Chalice downsizes board, cuts costs as metal prices dip
Australian project developer Chalice Mining on Friday announced that it had reduced the size of its board and implemented additional targeted reductions in corporate overheads and project expenditures.
The reductions, Chalice said, would ensure the company remained in a strong position to advance its Gonneville project, in Western Australia and undertake targeted, value-add exploration activities.
The board of directors has been reduced from six to four members, to align and retain necessary core skillsets required to execute Chalice’s corporate strategy. Nonexecutive directors Linda Kenyon and Jo Gaines have tendered their resignations, effective August 31.
The company has also taken further action to progressively reduce its estimated monthly expenditure rate from ~A$2.4-million to A$1-million a month over the course of the next four months.
This reflects the planned completion of key metallurgical testwork and environmental modelling activities for Gonneville by the end of the 2024 calendar year.
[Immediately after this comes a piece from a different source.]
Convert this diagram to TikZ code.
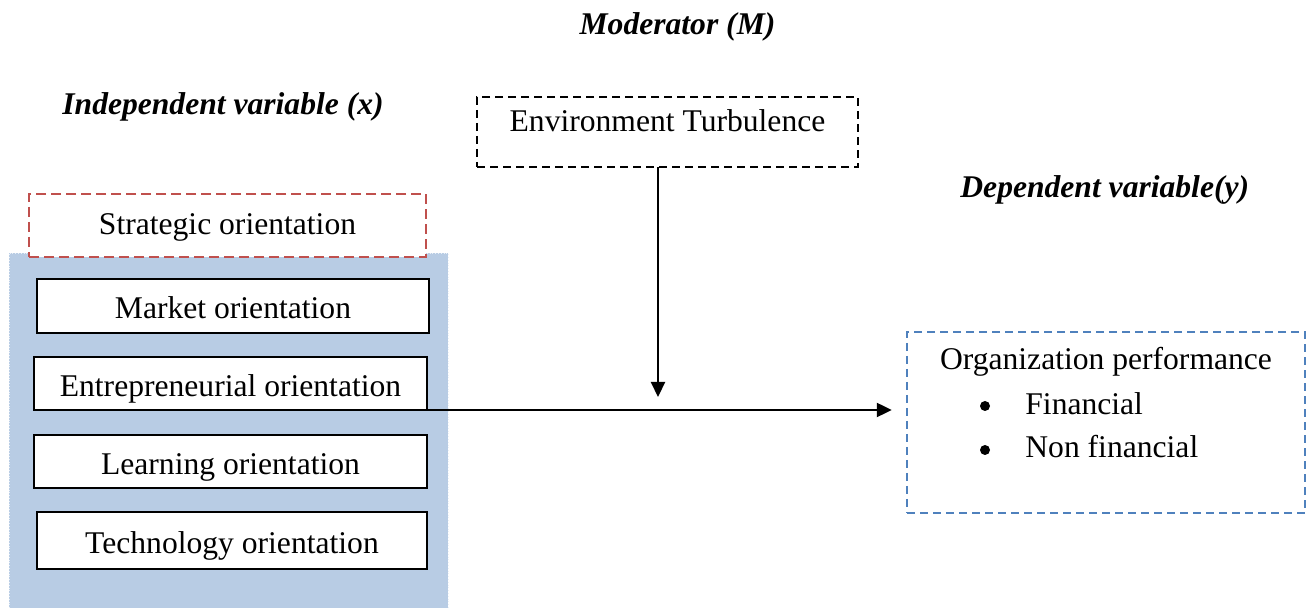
\documentclass[tikz,border=0pt]{standalone}
\usepackage{fontspec}
\setmainfont{Liberation Serif}
\usetikzlibrary{arrows.meta,calc}
\definecolor{panelblue}{HTML}{B8CCE4}
\definecolor{dashred}{HTML}{C0504D}
\definecolor{dashblue}{HTML}{4F81BD}
\tikzset{
  txt/.style={font=\fontsize{15.8}{19}\selectfont},
  lbl/.style={font=\fontsize{15.8}{19}\selectfont\bfseries\itshape, inner sep=0pt},
  solidbox/.style={draw=black, line width=1.2pt, txt, inner sep=0pt, text height=13pt, text depth=0pt},
  redbox/.style={draw=dashred, line width=1.2pt, dash pattern=on 5pt off 2.5pt, txt, inner sep=0pt, text height=9.5pt, text depth=0pt},
  blackdash/.style={draw=black, line width=1.2pt, dash pattern=on 4pt off 2.5pt, txt, inner sep=0pt},
  bluedash/.style={draw=dashblue, line width=1.2pt, dash pattern=on 4pt off 2.5pt, inner sep=0pt},
  arr/.style={line width=1.1pt, -{Triangle[length=7.5pt,width=7pt]}},
  plain/.style={txt, inner sep=0pt, anchor=base west},
  dot/.style={circle, fill=black, inner sep=0pt, minimum size=5pt}
}
\begin{document}
\begin{tikzpicture}[x=0.5pt,y=-0.5pt]
\useasboundingbox (0,0) rectangle (1307,608);
% panel
\fill[panelblue] (9,253) rectangle (448,608);
\draw[white!70!panelblue, densely dotted, line width=0.4pt] (9,608) -- (9,253) -- (448,253) -- (448,608);
% headings
\node[lbl, anchor=base] (modl) at (677.5,35) {Moderator (M)};
\node[lbl, anchor=base west] (indl) at (62,115) {Independent variable (x)};
\node[lbl, anchor=base west] (depl) at (960,198) {Dependent variable(y)};
% boxes
\node[redbox, fill=white, minimum width=198.5pt, minimum height=31.5pt] (strat) at (227.5,225.5) {Strategic orientation};
\node[solidbox, fill=white, minimum width=196pt, minimum height=27pt] (market) at (233,306) {Market orientation};
\node[solidbox, fill=white, minimum width=196.5pt, minimum height=26.5pt, text height=13.5pt] (entre) at (230.5,383.5) {Entrepreneurial orientation};
\node[solidbox, fill=white, minimum width=196.5pt, minimum height=26.5pt, text height=13.5pt] (learn) at (230.5,461.5) {Learning orientation};
\node[solidbox, fill=white, minimum width=195pt, minimum height=28.5pt, text height=13.5pt] (tech) at (232,540.5) {Technology orientation};
\node[blackdash, minimum width=190.5pt, minimum height=35pt, text height=12pt, text depth=12pt] (env) at (667.5,132) {Environment Turbulence};
\node[bluedash, minimum width=199pt, minimum height=90.5pt] (perf) at (1106,422.5) {};
% performance contents
\node[txt, inner sep=0pt, anchor=base] (perft) at (1106,370) {Organization performance};
\node[dot] (b1) at (985,406) {};
\node[plain] (fin) at (1025,415) {Financial};
\node[dot] (b2) at (985,450) {};
\node[plain] (nfin) at (1025,458) {Non financial};
% connectors
\coordinate (hs) at (400,410);
\coordinate (vs) at (658,167);
\coordinate (vt) at (658,397);
\draw[arr] (hs) -- ($(hs -| perf.west)+(-14,0)$);
\draw[arr] (vs) -- (vt);
\end{tikzpicture}
\end{document}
The Gonneville prefeasibility study will continue to evaluate a staged, high-grade development scenario, with ongoing critical path workstreams, including metallurgical testwork, flowsheet development, geo-met domaining and regulatory approvals.
Gonneville is a critical minerals mine development, located on Chalice-owned farmland about 70 km north-east of Perth in the Wheatbelt region.
The resource hosts a rare mix of critical minerals required for decarbonisation and urbanisation, such as palladium, platinum, nickel, copper and cobalt.
Chalice noted that it had a strong balance sheet position with about A$111-million cash and listed investments.
The company also reported that it had approved a targeted exploration budget for the 2025 financial year across its 10 000 km2 West Yilgarn licence holding, targeting new copper/gold targets as well as magmatic sulphide targets proximal to the Gonneville project. Drill programmes to test several high-priority target areas were expected to start in the December quarter, after the cropping season.